The last long and very steep descend toward the coast, Robert with a lightning speed (OK, not lightning, but it was about 50km per hour) and suddenly there was a shady part of asphalt, completely slippery. Felt like an ice.
And I went flying, with weird voices in my head and intense images. I just felt my body was really soft, not giving any resistance, just rolling and rolling on the asphalt.
Then silence, just presence and voices of Dutch tourists getting out of their van: “Do you speak English?”… It took me some time to manage first movements.
So, the result: the right knee, both elbows, both hips, the right shoulder and the right side of my back and ribs – red red red. Not bleeding anymore, but a nice German lady from the camp ( a community formed instantaneously, people taking care of me, checking out whether I was, after the treatment, just dozing off on the grass or have already fallen into coma…) who, as a nurse, came to help, told me the pain would start tomorrow.
The scary stuff is that my clothes are in a pretty bad shape, cycling gloves all torn up and helmet broken, with two huge cracks.

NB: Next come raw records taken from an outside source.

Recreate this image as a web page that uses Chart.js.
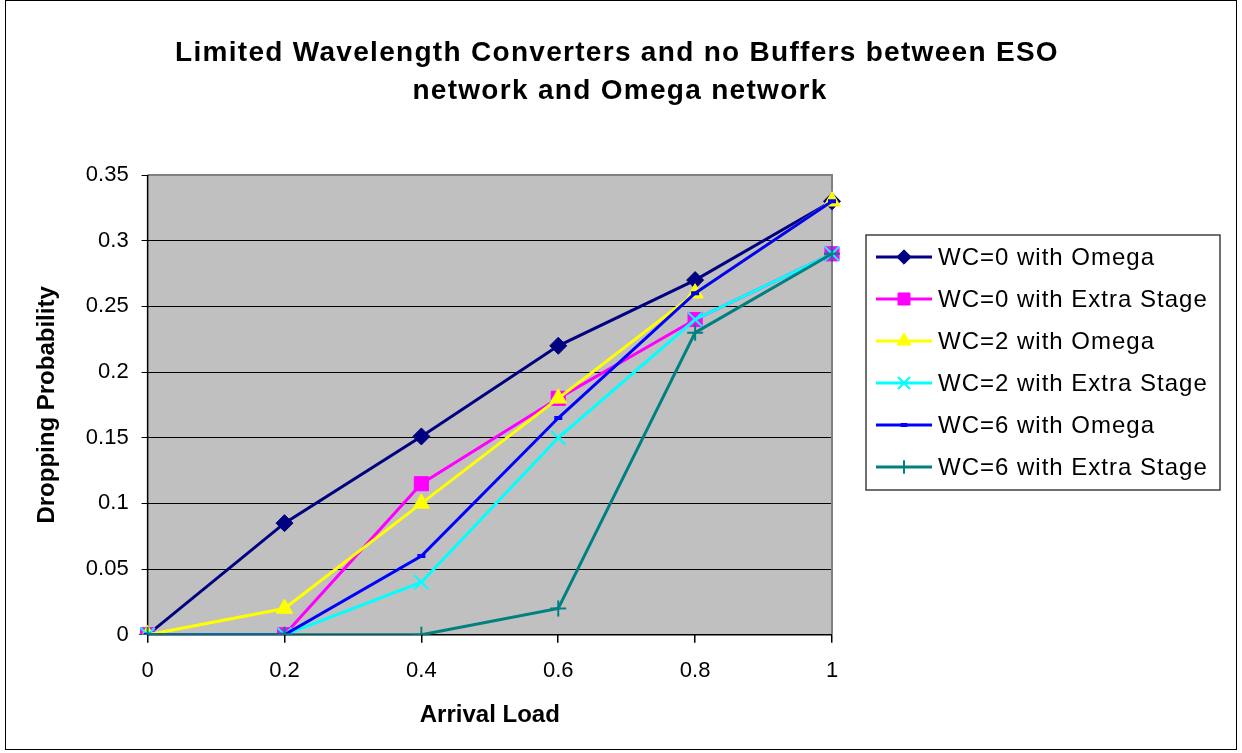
<!DOCTYPE html>
<html>
<head>
<meta charset="utf-8">
<script src="https://cdn.jsdelivr.net/npm/chart.js@4.4.1/dist/chart.umd.min.js"></script>
<style>
  html, body { margin: 0; padding: 0; background: #fff; }
  #wrap { width: 1242px; height: 753px; }
</style>
</head>
<body>
<div id="wrap"><canvas id="chart" width="1242" height="753"></canvas></div>
<script>
// values
var loads = ['0', '0.2', '0.4', '0.6', '0.8', '1'];
var wc0Omega = [0, 0.085, 0.151, 0.22, 0.27, 0.33];
var wc0Extra = [0, 0, 0.115, 0.18, 0.24, 0.29];
var wc2Omega = [0, 0.02, 0.10, 0.18, 0.26, 0.33];
var wc2Extra = [0, 0, 0.04, 0.15, 0.24, 0.29];
var wc6Omega = [0, 0, 0.06, 0.165, 0.26, 0.33];
var wc6Extra = [0, 0, 0, 0.02, 0.23, 0.29];
var yTicks = ['0', '0.05', '0.1', '0.15', '0.2', '0.25', '0.3', '0.35'];
var titleLines = ['Limited Wavelength Converters and no Buffers between ESO', 'network and Omega network'];

var FONT = 'Arial, "Liberation Sans", sans-serif';

function series(label, data, color, style, radius, bw) {
  return {
    label: label,
    data: data,
    borderColor: color,
    backgroundColor: color,
    pointBackgroundColor: color,
    pointBorderColor: color,
    borderWidth: 3,
    pointStyle: style,
    pointRadius: radius,
    pointHoverRadius: radius,
    pointBorderWidth: bw,
    tension: 0,
    fill: false
  };
}

var datasets = [
  series('WC=0 with Omega', wc0Omega, '#000080', 'rectRot', 8.5, 1),
  series('WC=0 with Extra Stage', wc0Extra, '#ff00ff', 'rect', 10, 1),
  series('WC=2 with Omega', wc2Omega, '#ffff00', 'triangle', 9.5, 1),
  series('WC=2 with Extra Stage', wc2Extra, '#00ffff', 'crossRot', 10, 2),
  series('WC=6 with Omega', wc6Omega, '#0000ff', 'line', 4, 4),
  series('WC=6 with Extra Stage', wc6Extra, '#008080', 'cross', 8, 2)
];
datasets.forEach(function (d, i) { d.order = datasets.length - i; });

var decor = {
  id: 'decor',
  beforeDraw: function (chart) {
    var c = chart.ctx, a = chart.chartArea;
    c.save();
    c.fillStyle = '#c0c0c0';
    c.fillRect(a.left, a.top, a.right - a.left, a.bottom - a.top);
    c.restore();
  },
  beforeDatasetsDraw: function (chart) {
    var c = chart.ctx, a = chart.chartArea;
    c.save();
    c.strokeStyle = '#808080';
    c.lineWidth = 2;
    c.beginPath();
    c.moveTo(a.left, a.top);
    c.lineTo(a.right, a.top);
    c.lineTo(a.right, a.bottom);
    c.stroke();
    c.strokeStyle = '#000';
    c.lineWidth = 1.5;
    c.beginPath();
    c.moveTo(a.left, a.top);
    c.lineTo(a.left, a.bottom);
    c.lineTo(a.right, a.bottom);
    c.stroke();
    c.restore();
  },
  afterDraw: function (chart) {
    var c = chart.ctx;
    c.save();
    // outer frame
    c.strokeStyle = '#000';
    c.lineWidth = 1;
    c.strokeRect(5.5, 0.5, 1231, 749);
    // title
    c.fillStyle = '#000';
    c.font = 'bold 28px ' + FONT;
    c.textAlign = 'center';
    c.textBaseline = 'middle';
    c.letterSpacing = '1.3px';
    c.fillText(titleLines[0], 617, 53);
    c.fillText(titleLines[1], 620, 91);
    // legend
    var lx = 866, ly = 235, lw = 354, lh = 255;
    c.fillStyle = '#fff';
    c.fillRect(lx, ly, lw, lh);
    c.strokeStyle = '#404040';
    c.lineWidth = 1.5;
    c.strokeRect(lx, ly, lw, lh);
    c.font = '24px ' + FONT;
    c.letterSpacing = '1px';
    c.textAlign = 'left';
    chart.data.datasets.forEach(function (d, i) {
      var y = ly + 22 + i * 42;
      c.strokeStyle = d.borderColor;
      c.lineWidth = 3;
      c.beginPath();
      c.moveTo(lx + 10, y);
      c.lineTo(lx + 66, y);
      c.stroke();
      c.fillStyle = d.pointBackgroundColor;
      c.strokeStyle = d.pointBorderColor;
      c.lineWidth = d.pointBorderWidth;
      Chart.helpers.drawPoint(c, { pointStyle: d.pointStyle, radius: d.pointRadius * 0.85, rotation: 0, borderWidth: d.pointBorderWidth }, lx + 38, y);
      c.fillStyle = '#000';
      c.fillText(d.label, lx + 72, y + 1);
    });
    c.restore();
  }
};

new Chart(document.getElementById('chart'), {
  type: 'line',
  data: { labels: loads, datasets: datasets },
  options: {
    responsive: false,
    animation: false,
    devicePixelRatio: 1,
    layout: { padding: { left: 33, right: 410, top: 175, bottom: 23 } },
    plugins: {
      legend: { display: false },
      tooltip: { enabled: false },
      title: { display: false }
    },
    scales: {
      x: {
        type: 'category',
        offset: false,
        grid: { display: true, drawOnChartArea: false, drawTicks: true, tickLength: 8, color: '#000', lineWidth: 1.5 },
        border: { display: false },
        ticks: { color: '#000', font: { family: FONT, size: 22 }, padding: 15, maxRotation: 0 },
        title: { display: true, text: 'Arrival Load', color: '#000', font: { family: FONT, size: 24, weight: 'bold' }, padding: { top: 2, bottom: 0 } }
      },
      y: {
        min: 0,
        max: 0.35,
        ticks: {
          stepSize: 0.05,
          color: '#000',
          font: { family: FONT, size: 22 },
          padding: 13,
          callback: function (v) { return yTicks[Math.round(v / 0.05)]; }
        },
        grid: { color: '#000', lineWidth: 1, tickLength: 6 },
        border: { display: false },
        title: { display: true, text: 'Dropping Probability', color: '#000', font: { family: FONT, size: 24, weight: 'bold' }, padding: { top: 0, bottom: 11 } }
      }
    }
  },
  plugins: [decor]
});
</script>
</body>
</html>
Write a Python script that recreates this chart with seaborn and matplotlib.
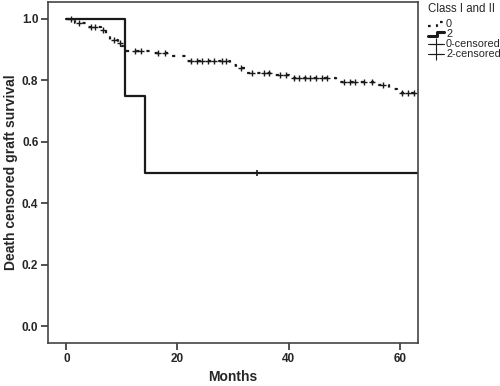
import numpy as np
import pandas as pd
import matplotlib
matplotlib.use("Agg")
import matplotlib.pyplot as plt
import seaborn as sns
from matplotlib.lines import Line2D
from matplotlib.legend_handler import HandlerBase

# ---- data ----
g0_times = [0, 1.5, 3.6, 6.3, 7.2, 7.8, 9.3, 9.9, 10.8, 15.0, 19.0, 21.5,
            29.5, 30.5, 32.5, 37.5, 40.0, 48.5, 56.0, 58.0, 59.5, 63.3]
g0_surv = [1.0, 0.986, 0.973, 0.964, 0.948, 0.932, 0.921, 0.912, 0.897, 0.889,
           0.879, 0.863, 0.850, 0.841, 0.825, 0.818, 0.807, 0.793, 0.785, 0.772,
           0.758, 0.758]
g0_censored = [0.8, 2.2, 4.5, 5.2, 6.6, 8.5, 9.6, 12.3, 13.5, 16.5, 17.8,
               22.5, 23.5, 24.5, 25.5, 26.5, 28.0, 28.8, 31.5, 33.5, 35.5,
               36.5, 38.5, 39.5, 41.0, 41.8, 43.0, 43.8, 45.0, 46.0, 47.0,
               50.0, 51.0, 52.0, 53.5, 55.0, 57.0, 60.5, 61.5, 62.5]
g2_times = [0, 10.5, 14.1, 63.3]
g2_surv = [1.0, 0.75, 0.5, 0.5]
g2_censored = [34.4]

xticks = [0, 20, 40, 60]
yticks = [0.0, 0.2, 0.4, 0.6, 0.8, 1.0]
legend_title = "Class I and II"
legend_labels = ["0", "2", "0-censored", "2-censored"]

DOTS = (0, (1.2, 2.4))


def surv_at(times, surv, t):
    idx = np.searchsorted(times, t, side="right") - 1
    return np.asarray(surv)[idx]


class StepHandler(HandlerBase):
    def __init__(self, ls, lw):
        super().__init__()
        self.ls = ls
        self.lw = lw

    def create_artists(self, legend, orig_handle, xdescent, ydescent,
                       width, height, fontsize, trans):
        x0, x1 = -xdescent, -xdescent + width
        xm = x0 + width * 0.55
        ylo = -ydescent + height * 0.2
        yhi = -ydescent + height * 0.8
        ln = Line2D([x0, xm, xm, x1], [ylo, ylo, yhi, yhi], color="#1a1a1a",
                    lw=self.lw, linestyle=self.ls, transform=trans)
        return [ln]


sns.set_style("white")
plt.rcParams["font.family"] = ["Liberation Sans", "DejaVu Sans"]

fig = plt.figure(figsize=(5.0, 3.86), dpi=100)
ax = fig.add_axes([0.096, 0.111, 0.74, 0.884])

df0 = pd.DataFrame({"t": g0_times, "s": g0_surv})
df2 = pd.DataFrame({"t": g2_times, "s": g2_surv})

sns.lineplot(data=df0, x="t", y="s", ax=ax, drawstyle="steps-post",
             color="#1a1a1a", linewidth=1.6, linestyle=(0, (1.4, 3.2)),
             estimator=None, sort=False)
sns.lineplot(data=df2, x="t", y="s", ax=ax, drawstyle="steps-post",
             color="#1a1a1a", linewidth=1.6, estimator=None, sort=False)

c0 = pd.DataFrame({"t": g0_censored,
                   "s": surv_at(g0_times, g0_surv, np.array(g0_censored))})
c2 = pd.DataFrame({"t": g2_censored,
                   "s": surv_at(g2_times, g2_surv, np.array(g2_censored))})
sns.scatterplot(data=c0, x="t", y="s", ax=ax, marker="+", s=22,
                color="#1a1a1a", linewidth=1.0)
sns.scatterplot(data=c2, x="t", y="s", ax=ax, marker="|", s=22,
                color="#1a1a1a", linewidth=1.2)

ax.set_xlim(-3.3, 63.3)
ax.set_ylim(-0.055, 1.055)
ax.set_xticks(xticks)
ax.set_yticks(yticks)
ax.set_xticklabels([str(v) for v in xticks], fontsize=8.5, fontweight="bold")
ax.set_yticklabels([f"{v:.1f}" for v in yticks], fontsize=8.5, fontweight="bold")
ax.tick_params(axis="both", direction="out", length=5, width=1.2,
               color="#333333", pad=2, bottom=True, left=True)
ax.set_xlabel("Months", fontsize=10, fontweight="bold", labelpad=4)
ax.set_ylabel("Death censored graft survival", fontsize=10,
              fontweight="bold", labelpad=3)
for sp in ax.spines.values():
    sp.set_visible(True)
    sp.set_color("#444444")
    sp.set_linewidth(1.2)

h_dot = Line2D([], [], color="#1a1a1a")
h_solid = Line2D([], [], color="#1a1a1a")
h_c0 = Line2D([], [], color="#1a1a1a", lw=0.8, marker="+", markersize=8,
              markeredgewidth=0.8)
h_c2 = Line2D([], [], color="#1a1a1a", lw=0.8, marker="+", markersize=8,
              markeredgewidth=0.8)
leg = fig.legend([h_dot, h_solid, h_c0, h_c2], legend_labels,
                 title=legend_title,
                 handler_map={h_dot: StepHandler(DOTS, 1.6),
                              h_solid: StepHandler("-", 2.2)},
                 loc="upper left", bbox_to_anchor=(0.852, 0.997),
                 frameon=False, fontsize=7.8, title_fontsize=8.3,
                 handlelength=1.5, handleheight=0.6, handletextpad=0.15,
                 labelspacing=0.0, borderaxespad=0, borderpad=0.2)
leg._legend_box.align = "left"
leg._legend_box.sep = 3

fig.savefig("out.png", dpi=100)
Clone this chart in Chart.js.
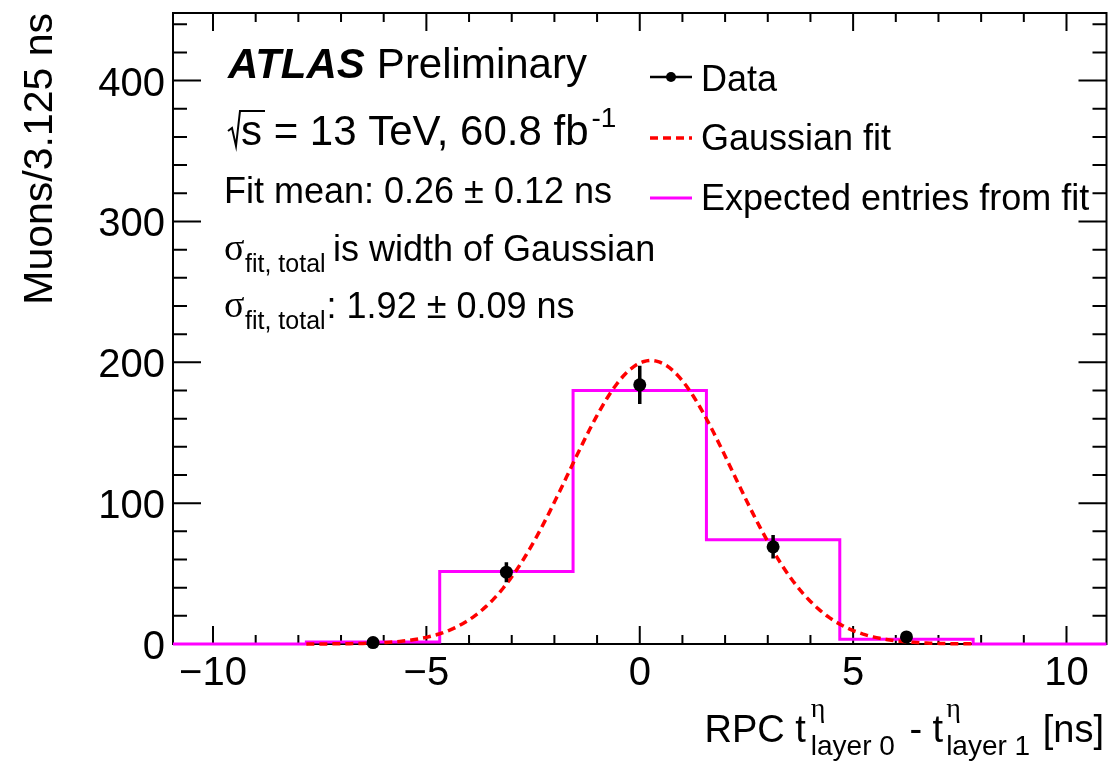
<!DOCTYPE html>
<html>
<head>
<meta charset="utf-8">
<script src="https://cdn.jsdelivr.net/npm/chart.js@4.4.1/dist/chart.umd.min.js"></script>
<style>
  html, body { margin: 0; padding: 0; background: #fff; }
  #wrap { width: 1113px; height: 761px; }
</style>
</head>
<body>
<div id="wrap"><canvas id="chart"></canvas></div>
<script>
// Histogram binning [ns], 3.125 ns wide bins
const binEdges = [-10.9375, -7.8125, -4.6875, -1.5625, 1.5625, 4.6875, 7.8125, 10.9375];
// Expected entries per bin from the fit
const expectedEntries = [0, 1.5, 51.5, 180, 74, 3.3, 0];

// Measured muons per bin, with statistical errors
const dataX = [-6.25, -3.125, 0, 3.125, 6.25];
const dataY = [1, 51, 184, 69, 5];
const dataErr = [1, 7.1, 13.6, 8.3, 2.2];

// Gaussian fit result
const fitMean = 0.26;
const fitSigma = 1.92;
const fitPeak = 201.3;
const fitRange = [-7.8125, 7.8125];

// Axes
const xRange = [-10.9375, 10.9375];
const yRange = [0, 448];
const xTicks = [-10, -5, 0, 5, 10];
const xTickLabels = ['\u221210', '\u22125', '0', '5', '10'];
const yTicks = [0, 100, 200, 300, 400];
const yTickLabels = ['0', '100', '200', '300', '400'];

const SANS = '"Liberation Sans", Arial, Helvetica, sans-serif';
const SERIF = '"Liberation Serif", "Times New Roman", serif';
const FIT_DASH = [8, 5];

function histPoints() {
    return binEdges.map((e, i) => ({
        x: e,
        y: expectedEntries[Math.min(i, expectedEntries.length - 1)]
    }));
}

function fitPoints() {
    const pts = [];
    const n = 200;
    for (let i = 0; i <= n; i++) {
        const x = fitRange[0] + (fitRange[1] - fitRange[0]) * i / n;
        const z = (x - fitMean) / fitSigma;
        pts.push({ x: x, y: fitPeak * Math.exp(-0.5 * z * z) });
    }
    return pts;
}

// frame with inward ticks on all four sides
const framePlugin = {
    id: 'frame',
    beforeDatasetsDraw(chart) {
        const { ctx, chartArea: a, scales: { x, y } } = chart;
        ctx.save();
        ctx.strokeStyle = '#000';
        ctx.lineWidth = 2;
        ctx.strokeRect(a.left, a.top, a.right - a.left, a.bottom - a.top);
        ctx.beginPath();
        for (let v = Math.ceil(x.min); v <= x.max; v += 1) {
            const px = x.getPixelForValue(v);
            const len = v % 5 === 0 ? 18 : 9;
            ctx.moveTo(px, a.bottom); ctx.lineTo(px, a.bottom - len);
            ctx.moveTo(px, a.top); ctx.lineTo(px, a.top + len);
        }
        for (let v = 0; v <= y.max; v += 20) {
            const py = y.getPixelForValue(v);
            const len = v % 100 === 0 ? 28 : 14;
            ctx.moveTo(a.left, py); ctx.lineTo(a.left + len, py);
            ctx.moveTo(a.right, py); ctx.lineTo(a.right - len, py);
        }
        ctx.stroke();

        ctx.fillStyle = '#000';
        ctx.font = '40px ' + SANS;
        ctx.textAlign = 'center';
        ctx.textBaseline = 'alphabetic';
        xTicks.forEach((v, i) => ctx.fillText(xTickLabels[i], x.getPixelForValue(v), a.bottom + 41));
        ctx.textAlign = 'right';
        yTicks.forEach((v, i) => ctx.fillText(yTickLabels[i], a.left - 8, y.getPixelForValue(v) + 15));
        ctx.restore();
    }
};

// vertical error bars under the data markers
const errorBarPlugin = {
    id: 'errorBars',
    beforeDatasetDraw(chart, args) {
        if (args.index !== 0) return;
        const { ctx, scales: { x, y } } = chart;
        ctx.save();
        ctx.strokeStyle = '#000';
        ctx.lineWidth = 3.5;
        ctx.beginPath();
        dataX.forEach((v, i) => {
            const px = x.getPixelForValue(v);
            ctx.moveTo(px, y.getPixelForValue(dataY[i] - dataErr[i]));
            ctx.lineTo(px, y.getPixelForValue(dataY[i] + dataErr[i]));
        });
        ctx.stroke();
        ctx.restore();
    }
};

function drawSigma(ctx, x, base, sub) {
    ctx.font = '38px ' + SERIF;
    ctx.fillText('\u03c3', x, base);
    ctx.font = '25px ' + SANS;
    ctx.fillText(sub, x + 21, base + 12);
    return x + 21 + ctx.measureText(sub).width;
}

function drawXTitle(ctx, right, base) {
    const big = '38px ' + SANS;
    const small = '28px ' + SANS;
    const greek = '28px ' + SERIF;
    const parts = [
        { text: 'RPC t', gap: 5 },
        { sub: 'layer 0', gap: 4 },
        { text: ' - t', gap: 3 },
        { sub: 'layer 1', gap: 2 },
        { text: ' [ns]', gap: 0 }
    ];
    parts.forEach(p => {
        ctx.font = p.text ? big : small;
        p.w = ctx.measureText(p.text || p.sub).width;
    });
    const total = parts.reduce((s, p) => s + p.w + p.gap, 0);
    let cx = right - total;
    parts.forEach(p => {
        if (p.text) {
            ctx.font = big;
            ctx.fillText(p.text, cx, base);
        } else {
            ctx.font = greek;
            ctx.fillText('\u03b7', cx, base - 25);
            ctx.font = small;
            ctx.fillText(p.sub, cx, base + 13);
        }
        cx += p.w + p.gap;
    });
}

const textPlugin = {
    id: 'texts',
    afterDraw(chart) {
        const { ctx } = chart;
        ctx.save();
        ctx.fillStyle = '#000';
        ctx.textAlign = 'left';
        ctx.textBaseline = 'alphabetic';

        // axis titles
        ctx.save();
        ctx.translate(52, 13);
        ctx.rotate(-Math.PI / 2);
        ctx.font = '41px ' + SANS;
        ctx.textAlign = 'right';
        ctx.fillText('Muons/3.125 ns', 0, 0);
        ctx.restore();
        drawXTitle(ctx, 1104, 742);

        // labels
        ctx.font = 'italic bold 42px ' + SANS;
        ctx.fillText('ATLAS', 228, 78);
        const w = ctx.measureText('ATLAS').width;
        ctx.font = '42px ' + SANS;
        ctx.fillText('Preliminary', 228 + w + 12, 78);

        ctx.strokeStyle = '#000';
        ctx.lineWidth = 2;
        ctx.beginPath();
        ctx.moveTo(228, 131); ctx.lineTo(232, 128); ctx.lineTo(236, 146);
        ctx.lineTo(240, 111); ctx.lineTo(265, 111);
        ctx.stroke();
        ctx.fillText('s = 13 TeV, 60.8 fb', 241, 145);
        const w2 = ctx.measureText('s = 13 TeV, 60.8 fb').width;
        ctx.font = '28px ' + SANS;
        ctx.fillText('-1', 241 + w2 + 3, 127);

        ctx.font = '36px ' + SANS;
        ctx.fillText('Fit mean: 0.26 \u00b1 0.12 ns', 224, 203);
        drawSigma(ctx, 224, 260, 'fit, total');
        ctx.font = '36px ' + SANS;
        ctx.fillText('is width of Gaussian', 333, 261);
        const ex = drawSigma(ctx, 224, 317, 'fit, total');
        ctx.font = '36px ' + SANS;
        ctx.fillText(': 1.92 \u00b1 0.09 ns', ex + 1, 318);

        // legend
        ctx.lineWidth = 2.5;
        ctx.beginPath();
        ctx.moveTo(650, 77); ctx.lineTo(692, 77);
        ctx.stroke();
        ctx.beginPath();
        ctx.arc(671, 77, 5, 0, Math.PI * 2);
        ctx.fill();
        ctx.fillText('Data', 701, 91);

        ctx.strokeStyle = '#ff0000';
        ctx.lineWidth = 3.5;
        ctx.setLineDash(FIT_DASH);
        ctx.beginPath();
        ctx.moveTo(650, 138); ctx.lineTo(692, 138);
        ctx.stroke();
        ctx.setLineDash([]);
        ctx.fillText('Gaussian fit', 701, 150);

        ctx.strokeStyle = '#ff00ff';
        ctx.lineWidth = 3;
        ctx.beginPath();
        ctx.moveTo(650, 198); ctx.lineTo(692, 198);
        ctx.stroke();
        ctx.fillText('Expected entries from fit', 701, 210);
        ctx.restore();
    }
};

new Chart(
    document.getElementById('chart'),
    {
        type: 'line',
        data: {
            datasets: [
                {
                    label: 'Data',
                    data: dataX.map((v, i) => ({ x: v, y: dataY[i] })),
                    showLine: false,
                    pointRadius: 6.5,
                    pointBackgroundColor: '#000',
                    pointBorderColor: '#000',
                    pointBorderWidth: 0,
                    clip: false
                },
                {
                    label: 'Gaussian fit',
                    data: fitPoints(),
                    borderColor: '#ff0000',
                    borderWidth: 3.5,
                    borderDash: FIT_DASH,
                    pointRadius: 0,
                    tension: 0,
                    clip: false
                },
                {
                    label: 'Expected entries from fit',
                    data: histPoints(),
                    stepped: 'before',
                    borderColor: '#ff00ff',
                    borderWidth: 3,
                    pointRadius: 0,
                    clip: false
                }
            ]
        },
        options: {
            responsive: true,
            maintainAspectRatio: false,
            animation: false,
            devicePixelRatio: 1,
            layout: {
                padding: { left: 173, right: 5, top: 13, bottom: 117 }
            },
            plugins: {
                legend: { display: false },
                tooltip: { enabled: false }
            },
            scales: {
                x: { type: 'linear', min: xRange[0], max: xRange[1], display: false },
                y: { type: 'linear', min: yRange[0], max: yRange[1], display: false }
            }
        },
        plugins: [framePlugin, errorBarPlugin, textPlugin]
    }
);
</script>
</body>
</html>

What would my hands and head be like if I hadn’t had gloves and helmet on? What would my life be like now?
Got me thinking afterwards how our lives are completely made out of our little choices. Had I chosen to wait for the thunderstorm to pass and leave afterwards, had I chosen to take another road, had I chosen to be cautious enough to drive just a bit slower, perhaps I would have happily completed my circle and right now planning another tomorrow. Or, had I chosen to not tighten my helmet firm enough, had I chosen to go even faster, had I chosen to try to control my falling rather then just to let go…
Yes, it is all made of choices, billions of them, and there seems to be no way of knowing where the choice I am making now is going to take me. One choice helps me maintaining this arrogant self image of the master of life, the other one turns me into a bleeding helpless cyclist on the asphalt. A choice to lift up my overweight backpack the way heavy backpacks should not be lifted – while on solitude trekking in Tierra Del Fuego a few years back – turned me into a fragile little man, alone in complete wilderness, with a badly injured knee. Yet another choice in Tierra Del Fuego, to stop climbing the glacier in the deep fog and rather find a way around the mountain, perhaps helped me live this long.
We may be resisting this existential of freedom of choice, but, oh boy, are we freely choosing all the time.